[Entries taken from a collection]
* BEGIN *

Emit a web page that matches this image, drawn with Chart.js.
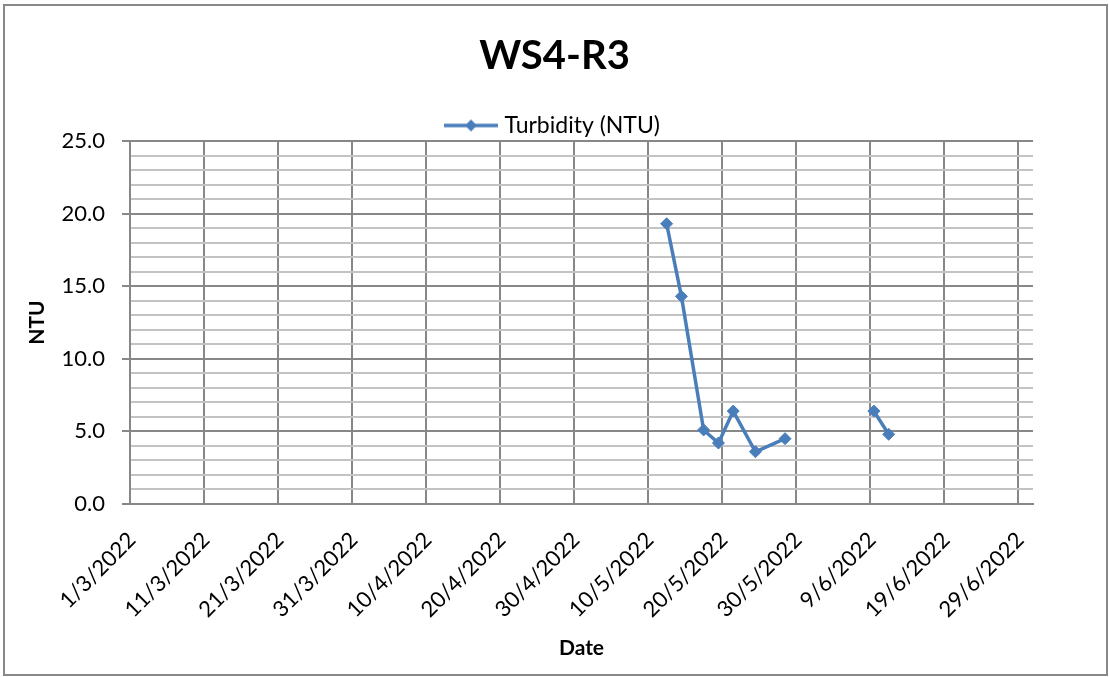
<!DOCTYPE html>
<html>
<head>
<meta charset="utf-8">
<title>WS4-R3</title>
<script src="https://cdn.jsdelivr.net/npm/chart.js@4.4.1/dist/chart.umd.min.js"></script>
<style>
  html, body { margin: 0; padding: 0; background: #ffffff; }
  #wrap { width: 1109px; height: 677px; }
  canvas { display: block; }
</style>
</head>
<body>
<div id="wrap"><canvas id="chart" width="1109" height="677"></canvas></div>
<script>
// ---- data ----
const chartTitle = 'WS4-R3';
const seriesName = 'Turbidity (NTU)';
const axisStart = '1/3/2022';
const axisEnd = '1/7/2022';
const sampleDates = ['12/5/2022', '14/5/2022', '17/5/2022', '19/5/2022', '21/5/2022',
                     '24/5/2022', '28/5/2022', '4/6/2022', '9/6/2022', '11/6/2022'];
const turbidity = [19.3, 14.3, 5.1, 4.2, 6.4, 3.6, 4.5, null, 6.4, 4.8];
const xTickLabels = ['1/3/2022', '11/3/2022', '21/3/2022', '31/3/2022', '10/4/2022',
                     '20/4/2022', '30/4/2022', '10/5/2022', '20/5/2022', '30/5/2022',
                     '9/6/2022', '19/6/2022', '29/6/2022'];
const yTickLabels = ['0.0', '5.0', '10.0', '15.0', '20.0', '25.0'];
const yMinorStep = 1;

// ---- helpers ----
function toUTC(s) {
  const [d, m, y] = s.split('/').map(Number);
  return Date.UTC(y, m - 1, d);
}
function dayIndex(s) {
  return Math.round((toUTC(s) - toUTC(axisStart)) / 86400000);
}

// each date owns a one-day slot on the axis; a point sits in the middle of its day
const points = sampleDates.map((d, i) => ({ x: dayIndex(d) + 0.5, y: turbidity[i] }));
const xTickValues = xTickLabels.map(dayIndex);
const yMajorValues = yTickLabels.map(parseFloat);
const yMax = yMajorValues[yMajorValues.length - 1];
const yTickValues = [];
for (let v = yMajorValues[0]; v <= yMax + 1e-9; v += yMinorStep) yTickValues.push(Math.round(v * 10) / 10);
const isMajor = v => yMajorValues.some(m => Math.abs(m - v) < 1e-9);

const LINE = '#4a7ebb';
const MAJOR = '#878787';
const MINOR = '#c3c3c3';
const FONT = 'Lato, "Open Sans", sans-serif';

// legend glyph: a line with a diamond marker
const glyph = document.createElement('canvas');
glyph.width = 54; glyph.height = 14;
(function () {
  const g = glyph.getContext('2d');
  g.strokeStyle = LINE; g.lineWidth = 3.5;
  g.beginPath(); g.moveTo(0, 7); g.lineTo(54, 7); g.stroke();
  g.fillStyle = LINE;
  g.beginPath(); g.moveTo(27, 1); g.lineTo(33, 7); g.lineTo(27, 13); g.lineTo(21, 7); g.closePath(); g.fill();
})();

// white background and outer frame
const framePlugin = {
  id: 'frame',
  beforeDraw(chart) {
    const c = chart.ctx;
    c.save();
    c.fillStyle = '#ffffff';
    c.fillRect(0, 0, chart.width, chart.height);
    c.strokeStyle = '#888888';
    c.lineWidth = 2;
    c.strokeRect(4, 5, 1103, 670);
    c.restore();
  }
};

Chart.defaults.font.family = FONT;
Chart.defaults.color = '#000000';

const chart = new Chart(document.getElementById('chart'), {
  type: 'line',
  data: {
    datasets: [{
      label: seriesName,
      data: points,
      borderColor: LINE,
      backgroundColor: LINE,
      borderWidth: 3.5,
      pointStyle: 'rectRot',
      pointRadius: 6,
      pointHoverRadius: 6,
      pointBackgroundColor: LINE,
      pointBorderColor: LINE,
      pointBorderWidth: 1,
      tension: 0,
      spanGaps: false,
      yAxisID: 'y'
    }]
  },
  options: {
    responsive: false,
    animation: false,
    devicePixelRatio: 1,
    layout: { padding: { top: 0, left: 0, right: 0, bottom: 16 } },
    plugins: {
      title: {
        display: true,
        text: chartTitle,
        font: { size: 40, weight: 'bold', family: FONT },
        color: '#000000',
        padding: { top: 32, bottom: 24 }
      },
      legend: {
        display: true,
        position: 'top',
        labels: {
          usePointStyle: true,
          pointStyle: glyph,
          pointStyleWidth: 44,
          padding: 10,
          font: { size: 23, family: FONT },
          color: '#000000'
        }
      },
      tooltip: { enabled: false }
    },
    scales: {
      x: {
        type: 'linear',
        min: 0,
        max: dayIndex(axisEnd),
        afterBuildTicks: axis => { axis.ticks = xTickValues.map(v => ({ value: v })); },
        afterFit: s => { s.height = 157; },
        ticks: {
          autoSkip: false,
          minRotation: 45,
          maxRotation: 45,
          padding: 23,
          labelOffset: 2,
          font: { size: 22, family: FONT },
          color: '#000000',
          callback: (v) => {
            const i = xTickValues.indexOf(v);
            return i >= 0 ? xTickLabels[i] : '';
          }
        },
        grid: { color: MAJOR, lineWidth: 2, drawTicks: false },
        border: { color: MAJOR, width: 2 },
        title: {
          display: true,
          text: 'Date',
          font: { size: 21, weight: 'bold', family: FONT },
          color: '#000000',
          padding: { top: 0, bottom: 0 }
        }
      },
      y: {
        type: 'linear',
        position: 'left',
        min: 0,
        max: yMax,
        afterBuildTicks: axis => { axis.ticks = yTickValues.map(v => ({ value: v })); },
        afterFit: s => { s.width = 130; },
        ticks: {
          autoSkip: false,
          padding: 17,
          font: { size: 22, family: FONT },
          color: '#000000',
          callback: (v) => {
            const i = yMajorValues.findIndex(m => Math.abs(m - v) < 1e-9);
            return i >= 0 ? yTickLabels[i] : '';
          }
        },
        grid: {
          lineWidth: 2,
          tickLength: 8,
          color: ctx => isMajor(ctx.tick.value) ? MAJOR : MINOR,
          tickColor: ctx => isMajor(ctx.tick.value) ? MAJOR : 'rgba(0,0,0,0)'
        },
        border: { color: MAJOR, width: 2 },
        title: {
          display: true,
          text: 'NTU',
          font: { size: 21, weight: 'bold', family: FONT },
          color: '#000000',
          padding: { top: 25, bottom: 0 }
        }
      },
      // empty right-hand gutter so the plot ends where the frame margin starts
      gutter: {
        type: 'linear',
        position: 'right',
        display: true,
        afterFit: s => { s.width = 76; },
        ticks: { display: false },
        grid: { display: false, drawTicks: false },
        border: { display: false },
        title: { display: false }
      }
    }
  },
  plugins: [framePlugin]
});

// keep the legend row tight against the plot top
const baseFit = chart.legend.fit.bind(chart.legend);
chart.legend.fit = function () { baseFit(); this.height -= 6; };
chart.update();
</script>
</body>
</html>
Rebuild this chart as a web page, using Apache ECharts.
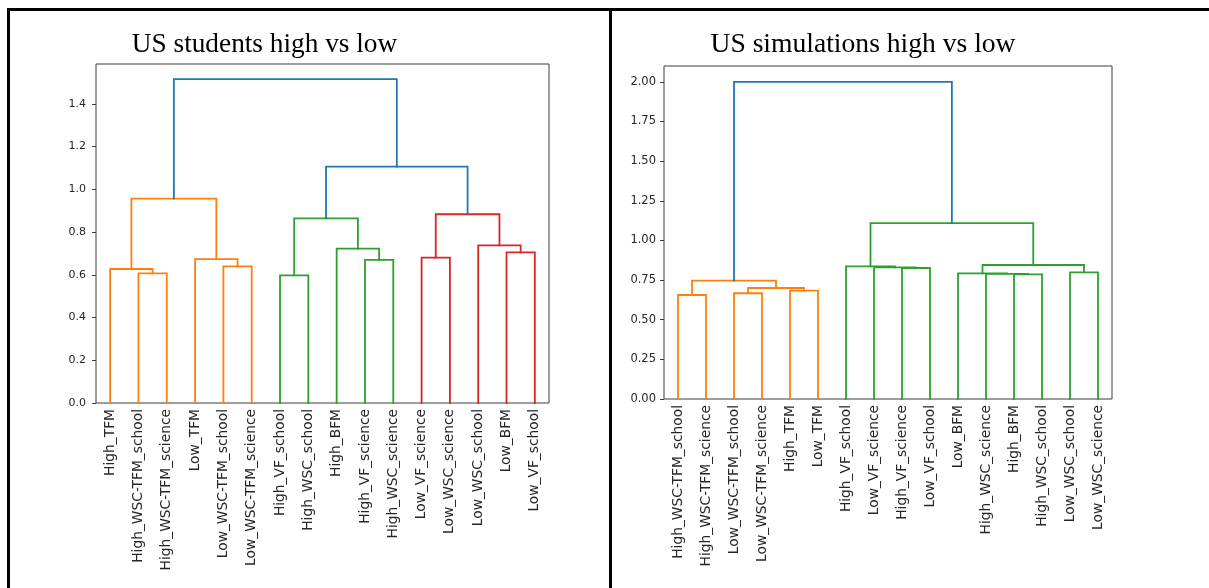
<!DOCTYPE html>
<html>
<head>
<meta charset="utf-8">
<script src="https://cdn.jsdelivr.net/npm/echarts@6/dist/echarts.min.js"></script>
<style>
html,body{margin:0;padding:0;background:#fff;}
#chart{width:1209px;height:588px;}
</style>
</head>
<body>
<div id="chart"></div>
<script>
// ---------- data ----------
const titleLeft = 'US students high vs low';
const titleRight = 'US simulations high vs low';

const leavesLeft = ['High_TFM','High_WSC-TFM_school','High_WSC-TFM_science','Low_TFM','Low_WSC-TFM_school','Low_WSC-TFM_science','High_VF_school','High_WSC_school','High_BFM','High_VF_science','High_WSC_science','Low_VF_science','Low_WSC_science','Low_WSC_school','Low_BFM','Low_VF_school'];
// [child A, child B, merge height, colour key]; children 0-15 are leaves, 16+ are earlier merges
const linksLeft = [
  [1, 2, 0.606, 'o'],
  [0, 16, 0.627, 'o'],
  [4, 5, 0.639, 'o'],
  [3, 18, 0.673, 'o'],
  [17, 19, 0.956, 'o'],
  [6, 7, 0.597, 'g'],
  [9, 10, 0.670, 'g'],
  [8, 22, 0.722, 'g'],
  [21, 23, 0.864, 'g'],
  [11, 12, 0.680, 'r'],
  [14, 15, 0.705, 'r'],
  [13, 26, 0.737, 'r'],
  [25, 27, 0.883, 'r'],
  [24, 28, 1.106, 'b'],
  [20, 29, 1.515, 'b']
];
const yTicksLeft = [0.0, 0.2, 0.4, 0.6, 0.8, 1.0, 1.2, 1.4];

const leavesRight = ['High_WSC-TFM_school','High_WSC-TFM_science','Low_WSC-TFM_school','Low_WSC-TFM_science','High_TFM','Low_TFM','High_VF_school','Low_VF_science','High_VF_science','Low_VF_school','Low_BFM','High_WSC_science','High_BFM','High_WSC_school','Low_WSC_school','Low_WSC_science'];
const linksRight = [
  [0, 1, 0.656, 'o'],
  [2, 3, 0.667, 'o'],
  [4, 5, 0.683, 'o'],
  [17, 18, 0.700, 'o'],
  [16, 19, 0.746, 'o'],
  [8, 9, 0.826, 'g'],
  [7, 21, 0.830, 'g'],
  [6, 22, 0.836, 'g'],
  [12, 13, 0.786, 'g'],
  [11, 24, 0.789, 'g'],
  [10, 25, 0.792, 'g'],
  [14, 15, 0.799, 'g'],
  [26, 27, 0.845, 'g'],
  [23, 28, 1.109, 'g'],
  [20, 29, 2.000, 'b']
];
const yTicksRight = [0.00, 0.25, 0.50, 0.75, 1.00, 1.25, 1.50, 1.75, 2.00];

// ---------- styling ----------
const palette = { b: '#1f77b4', o: '#ff7f0e', g: '#2ca02c', r: '#d62728' };
const frameColor = '#3c3c3c';
const textColor = '#262626';

function leafValues(leaves) { return leaves.map((_, i) => 5 + 10 * i); }

function buildSeries(leaves, links, idx) {
  const pos = leafValues(leaves).map(x => [x, 0]);
  const out = [];
  links.forEach(([a, b, h, c]) => {
    const pa = pos[a], pb = pos[b];
    out.push({
      type: 'line', xAxisIndex: idx, yAxisIndex: idx,
      data: [[pa[0], pa[1]], [pa[0], h], [pb[0], h], [pb[0], pb[1]]],
      symbol: 'none', silent: true,
      lineStyle: { color: palette[c], width: 1.8, cap: 'square', join: 'miter' }
    });
    pos.push([(pa[0] + pb[0]) / 2, h]);
  });
  return out;
}

function xAxis(leaves, idx) {
  const vals = leafValues(leaves);
  return {
    type: 'value', gridIndex: idx, min: 0, max: leaves.length * 10,
    axisLine: { show: false }, splitLine: { show: false },
    axisTick: { show: false },
    axisLabel: {
      customValues: vals, rotate: 90, margin: 6,
      fontFamily: 'DejaVu Sans', fontSize: 13.8, color: textColor,
      formatter: v => leaves[Math.round((v - 5) / 10)]
    }
  };
}
function yAxis(ticks, max, dec, idx, margin, fs) {
  return {
    type: 'value', gridIndex: idx, min: 0, max: max,
    axisLine: { show: false }, splitLine: { show: false },
    axisTick: { show: true, customValues: ticks, length: 4, lineStyle: { color: frameColor, width: 1 } },
    axisLabel: {
      customValues: ticks, margin: margin, fontFamily: 'DejaVu Sans', fontSize: fs, color: textColor,
      formatter: v => v.toFixed(dec)
    }
  };
}

const chart = echarts.init(document.getElementById('chart'), null, { renderer: 'canvas' });
chart.setOption({
  animation: false,
  backgroundColor: '#ffffff',
  grid: [
    { left: 96, top: 64, width: 453, height: 339, show: true, borderColor: frameColor, borderWidth: 1, backgroundColor: 'transparent' },
    { left: 664, top: 66, width: 448, height: 333, show: true, borderColor: frameColor, borderWidth: 1, backgroundColor: 'transparent' }
  ],
  xAxis: [xAxis(leavesLeft, 0), xAxis(leavesRight, 1)],
  yAxis: [yAxis(yTicksLeft, 1.586, 1, 0, 10, 11), yAxis(yTicksRight, 2.1, 2, 1, 8, 11.5)],
  series: buildSeries(leavesLeft, linksLeft, 0).concat(buildSeries(leavesRight, linksRight, 1)),
  graphic: [
    { type: 'rect', shape: { x: 7, y: 8, width: 1202, height: 3 }, style: { fill: '#000' }, silent: true },
    { type: 'rect', shape: { x: 7, y: 8, width: 3, height: 580 }, style: { fill: '#000' }, silent: true },
    { type: 'rect', shape: { x: 609, y: 8, width: 3, height: 580 }, style: { fill: '#000' }, silent: true },
    { type: 'text', x: 264.5, y: 44.5, style: { text: titleLeft, font: '27.3px "Liberation Serif"', fill: '#000', align: 'center', verticalAlign: 'middle' } },
    { type: 'text', x: 863, y: 44.5, style: { text: titleRight, font: '27.6px "Liberation Serif"', fill: '#000', align: 'center', verticalAlign: 'middle' } }
  ]
});
</script>
</body>
</html>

* END *

» **WORK TO COMPLETE**
Set down nothing but the lines from the one holding "Rebuild this chart" through the one holding "const titleRight = 'US", both included, exactly as they appear; any picture is left out.

» **EXPECTED ANSWER**
Rebuild this chart as a web page, using Apache ECharts.
<!DOCTYPE html>
<html>
<head>
<meta charset="utf-8">
<script src="https://cdn.jsdelivr.net/npm/echarts@6/dist/echarts.min.js"></script>
<style>
html,body{margin:0;padding:0;background:#fff;}
#chart{width:1209px;height:588px;}
</style>
</head>
<body>
<div id="chart"></div>
<script>
// ---------- data ----------
const titleLeft = 'US students high vs low';
const titleRight = 'US simulations high vs low';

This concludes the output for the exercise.